I sped through the corridor as fast as my legs could carry me.
And on my way I passed what looked like...
a cupboard under the stairs!
WHAT was this? Friggin' Harry Potter?
Do people live in there?! Tried to calm myself down by saying thats where they kept the supplies. But I thought of the knives and syringes and I guess you could say that didn't help.

What also didn't help was that the doctor consulting me had obviously taken Botox over a long period of time. I wasn't even sure if he was angry/confused/happy. Lack of facial expression scares me.
It didn't help either that his cupboards which had glass doors embedded on the them,were covered in black paper.
Like he had something to hide.

I went into another office and the glass panels to the cupboards were all frosted.
Which on normal circumstances would have been deemed as a chic choice for furniture,
but why did I feel something not right?
AND WHY WERE THE SYRINGES PLACED SO CONVENIENTLY ON TOP OF THE CUPBOARD!

It's either I am crazy/have an over active imagination or I'm on to something.

I have to go back there,so I'm actually hoping it's the first two.

Tuesday, December 01, 2009

Today I have taken cleansing to whole new level.

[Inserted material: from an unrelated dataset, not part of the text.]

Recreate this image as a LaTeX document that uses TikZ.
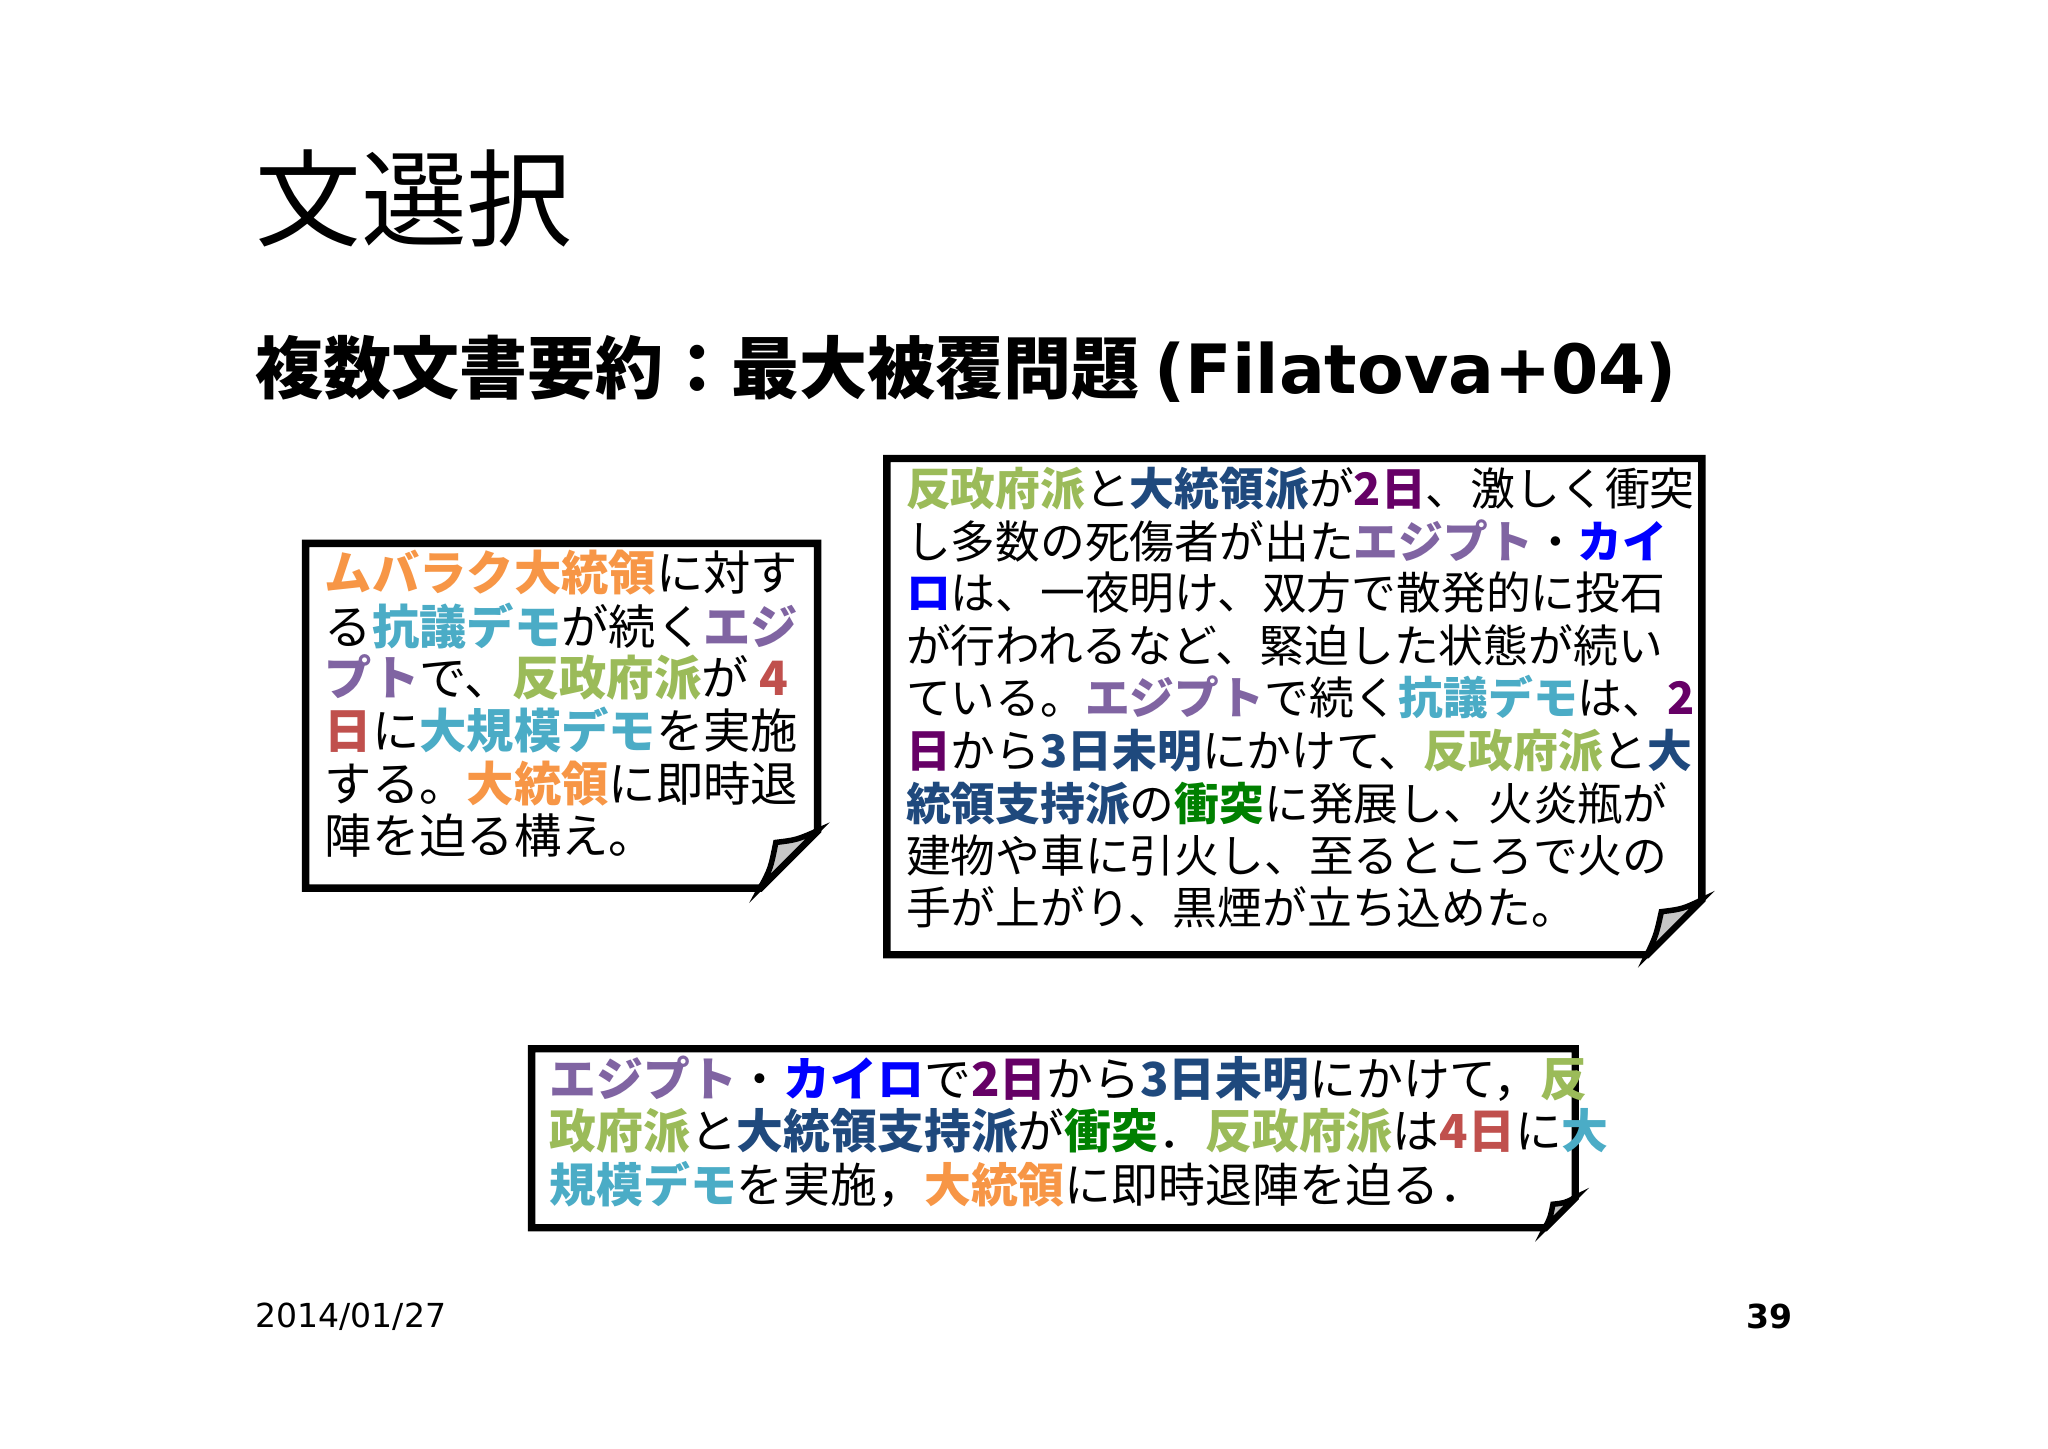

I can't fit any more songs into my damn 1st gen 8GB iPod Touch.
Therefore I'm deleting those that I don't listen to that frequently anymore.
If you must know,I am a confessed pack-rat. I find it so hard to throw things away.
This includes wrappers of candy bars I like...empty bottles of treasured perfume...receipts...
newspaper cut-outs...ancient memorabilia

Yes,even jeans which I CAN NEVER fit into.

Not even with a little help of wishful thinking.
Sigh.

Bye bye old songs.

You know that feeling...

Where you're brimming with things to say.
Just how and should you?


The complexities of the human mind.

I won't talk about you.I have dignity.